If policy makers are concerned about a possible bubble, they might look to tools other than interest rates to cool the market, said Brian Johnston, 51, president of Monarch Corp. in Toronto, the Canadian division of London-based Taylor Wimpey Plc, the UK’s largest homebuilder by market value.
‘They might encourage lenders to be a little more circumspect in their mortgage qualifications; they may look at the amortization periods on mortgages,’ he said. ‘I don’t think they can control housing through fiddling with interest rates.’ Last year, the Department of Finance said Canada Mortgage and Housing Corp. would limit amortisations to 35 years and 95 per cent of the loan value. The government’s housing agency had offered mortgage insurance on loans worth as much as 100 per cent of the home value and amortisation periods of as many as 40 years since 2006.
The strong market will help companies such as Brookfield Real Estate Services Fund, said Rossa O’Reilly, a financial analyst at CIBC World Markets in Toronto. O’Reilly raised his rating on Brookfield, which has about 14,500 brokers and agents under brands such as Royal LePage, to sector outperform in July, and in November raised the share target price to C$12.50. It closed at C$11.48 on Dec 4.
The fund is a subsidiary of Brookfield Asset Management Inc, which, along with Simon Property Group Inc, has purchased part of General Growth Properties Inc’s bank debt and bonds and may make bids for all or part of General Growth, the Wall Street Journal reported last week, citing people familiar with the matter it didn’t identify by name.
Other industries will also benefit, notably appliance and furnishing manufacturers and retailers including Boucherville, Quebec-based Rona Inc, Mr O’Reilly said.

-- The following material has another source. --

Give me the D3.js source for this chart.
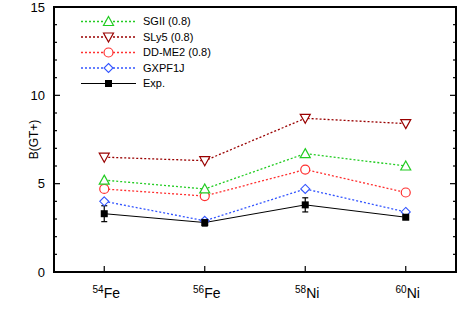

Shares of Canada’s largest home-improvement chain have returned 22 per cent this year, lagging a 31 per cent return for Canada’s benchmark stock index.
Paul Lai, 55, and a dozen other real- estate agents camped out for 10 days along Toronto’s Bloor Street in late November for the chance to buy a home that won’t be completed for four years.
‘Where else is the world do you have agents lining up overnight to buy a condominium?’ said Mr Lai, with Tradeworld Realty Inc, a firm that has a sales staff of more than 200. He was bidding for a client on a condo costing as much as C$500,000. ‘We’re making history here,’ he said.